In these canzonets Morley had simply intabulated the lower parts for lute. Other composers were quick to refine this method in order to make a more idiomatic lute part. The quick decay of the lute's sound meant that long notes needed to be repeated or ornamented, and chords arpeggiated to compensate for this. Any competent lutenist would have done such things automatically, and it is not surprising to find that, with the exception of Morley, all the lute song composers were themselves players. A further innovation (mentioned in the title page of most of the books from 1600 onwards) was the addition of bass viol to strengthen the bass line. Where singer and lutenist were not one and the same person it became usual to demand more from each part, and in many of the later lute songs a more independent role is given to the lute. When the bass viol is present, it too often has an independent part in the form of a second bass line (the lute playing the other). This can be heard in Dowland's In darkness let me dwell, perhaps the finest example of the 'song to the lute and viol'. Of course not all the lute songs have this complexity; some have a simple chordal accompaniment such as would have been playable by any singer-lutenist of the time, and they are very pleasing in their own way.
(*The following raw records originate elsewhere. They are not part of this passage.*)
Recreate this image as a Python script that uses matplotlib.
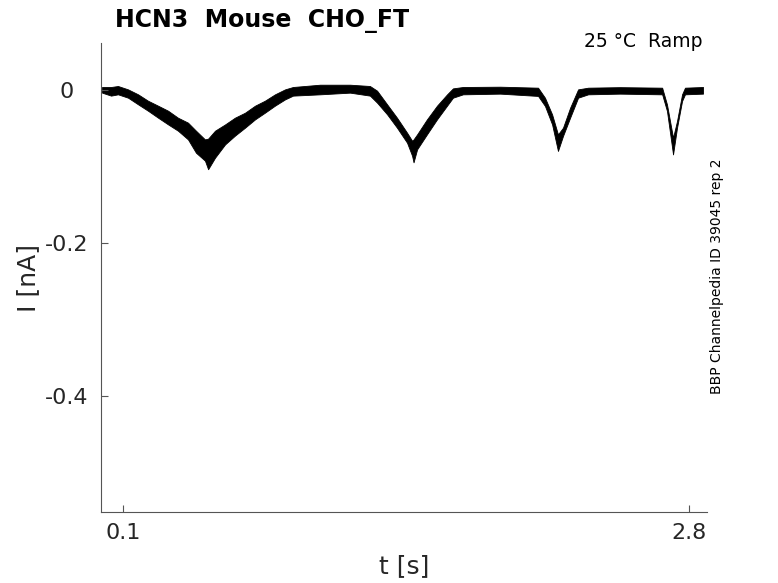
import matplotlib
matplotlib.use('Agg')
import matplotlib.pyplot as plt

plt.rcParams['font.family'] = ['DejaVu Sans']
plt.rcParams['axes.unicode_minus'] = False

time_s = [0.000, 0.043, 0.076, 0.124, 0.172, 0.219, 0.267, 0.315, 0.362,
          0.410, 0.448, 0.491, 0.506, 0.539, 0.587, 0.634, 0.682, 0.730,
          0.777, 0.825, 0.873, 0.911, 1.040, 1.183, 1.278, 1.312, 1.360,
          1.407, 1.455, 1.479, 1.486, 1.503, 1.550, 1.598, 1.646, 1.674,
          1.722, 1.899, 2.080, 2.113, 2.147, 2.175, 2.199, 2.233, 2.271,
          2.319, 2.471, 2.672, 2.695, 2.724, 2.743, 2.767, 2.781, 2.867]
i_upper = [0.0035, 0.0035, 0.0048, 0.0004, -0.0061, -0.0144, -0.0209,
           -0.0275, -0.0366, -0.0431, -0.0536, -0.0650, -0.0640, -0.0536,
           -0.0454, -0.0366, -0.0301, -0.0209, -0.0144, -0.0061, 0.0004,
           0.0035, 0.0065, 0.0065, 0.0048, -0.0013, -0.0192, -0.0366,
           -0.0562, -0.0667, -0.0650, -0.0584, -0.0388, -0.0209, -0.0061,
           0.0017, 0.0035, 0.0039, 0.0026, -0.0105, -0.0323, -0.0584,
           -0.0497, -0.0235, 0.0004, 0.0026, 0.0033, 0.0026, -0.0192,
           -0.0627, -0.0409, -0.0061, 0.0026, 0.0035]
i_lower = [-0.0039, -0.0078, -0.0061, -0.0105, -0.0192, -0.0275, -0.0366,
           -0.0454, -0.0536, -0.0650, -0.0824, -0.0928, -0.1040, -0.0889,
           -0.0715, -0.0601, -0.0497, -0.0388, -0.0301, -0.0209, -0.0127,
           -0.0078, -0.0061, -0.0039, -0.0078, -0.0170, -0.0323, -0.0497,
           -0.0693, -0.0863, -0.0950, -0.0780, -0.0584, -0.0388, -0.0209,
           -0.0105, -0.0061, -0.0052, -0.0082, -0.0213, -0.0454, -0.0801,
           -0.0605, -0.0366, -0.0105, -0.0061, -0.0052, -0.0061, -0.0278,
           -0.0846, -0.0497, -0.0148, -0.0061, -0.0052]

x_ticks = [0.1, 2.8]
x_tick_labels = ['0.1', '2.8']
y_ticks = [0, -0.2, -0.4]
y_tick_labels = ['0', '-0.2', '-0.4']

text_color = '#262626'

fig = plt.figure(figsize=(7.78, 5.83), dpi=100)
ax = fig.add_axes([101 / 778, 71 / 583, 606 / 778, 469 / 583])

ax.fill_between(time_s, i_lower, i_upper, color='black', linewidth=0.6,
                edgecolor='black')

ax.set_xlim(-0.005, 2.886)
ax.set_ylim(-0.552, 0.061)

for side in ['top', 'right']:
    ax.spines[side].set_visible(False)
for side in ['bottom', 'left']:
    ax.spines[side].set_color('#555555')
    ax.spines[side].set_linewidth(0.8)

ax.set_xticks(x_ticks)
ax.set_xticklabels(x_tick_labels)
ax.set_yticks(y_ticks)
ax.set_yticklabels(y_tick_labels, ha='center')
ax.tick_params(axis='both', direction='in', length=5, width=0.8,
               colors='#555555', labelcolor=text_color, labelsize=16)
ax.tick_params(axis='x', pad=8)
ax.tick_params(axis='y', pad=25)

ax.set_xlabel('t [s]', fontsize=18, color=text_color, labelpad=8)
ax.set_ylabel('I [nA]', fontsize=18, color=text_color, labelpad=3)

fig.text(115 / 778, 1 - 27 / 583, 'HCN3  Mouse  CHO_FT', fontsize=17,
         fontweight='bold', color='black', ha='left', va='baseline')
fig.text(703 / 778, 1 - 47 / 583, '25 °C  Ramp', fontsize=13.5,
         color='black', ha='right', va='baseline')
fig.text(717 / 778, 1 - 276 / 583, 'BBP Channelpedia ID 39045 rep 2',
         fontsize=10, color='black', rotation=90, ha='center', va='center')

fig.savefig('out.png', dpi=100)
plt.close(fig)
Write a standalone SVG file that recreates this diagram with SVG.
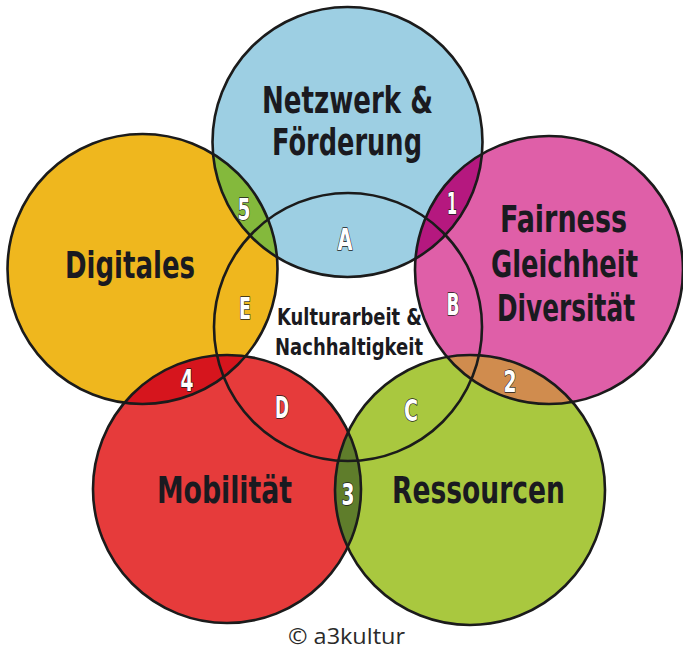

Robert Dowland's Musicall Banquet is unique among English publications for lute and voice: the only one to contain English, French, Spanish, and Italian airs, it is truly a banquet! Whereas most of the English songs have either a contrapuntal or a chordal accompaniment, almost all the foreign songs have chordal accompaniments that tend to move note-for-note with the vocal line. The Italian songs reflect the (for many English lutenists) new basso-continuo accompanying style. Dowland, however, realising that most of his public would be amateurs and unfamiliar with the new way, intabulated a continuo part for the lute.

On this recording we have also made use of the bass viol 'after the leero [lyra] way' to accompany two of the songs. Robert Jones and John Coprario offer this method of accompaniment as an alternative to the lute, as does the eccentric Tobias Hume. In O dear life Jordi Savall has followed Captain Hume's advice to "play one straine with your fingers the other with your Bow, and so continue to the end".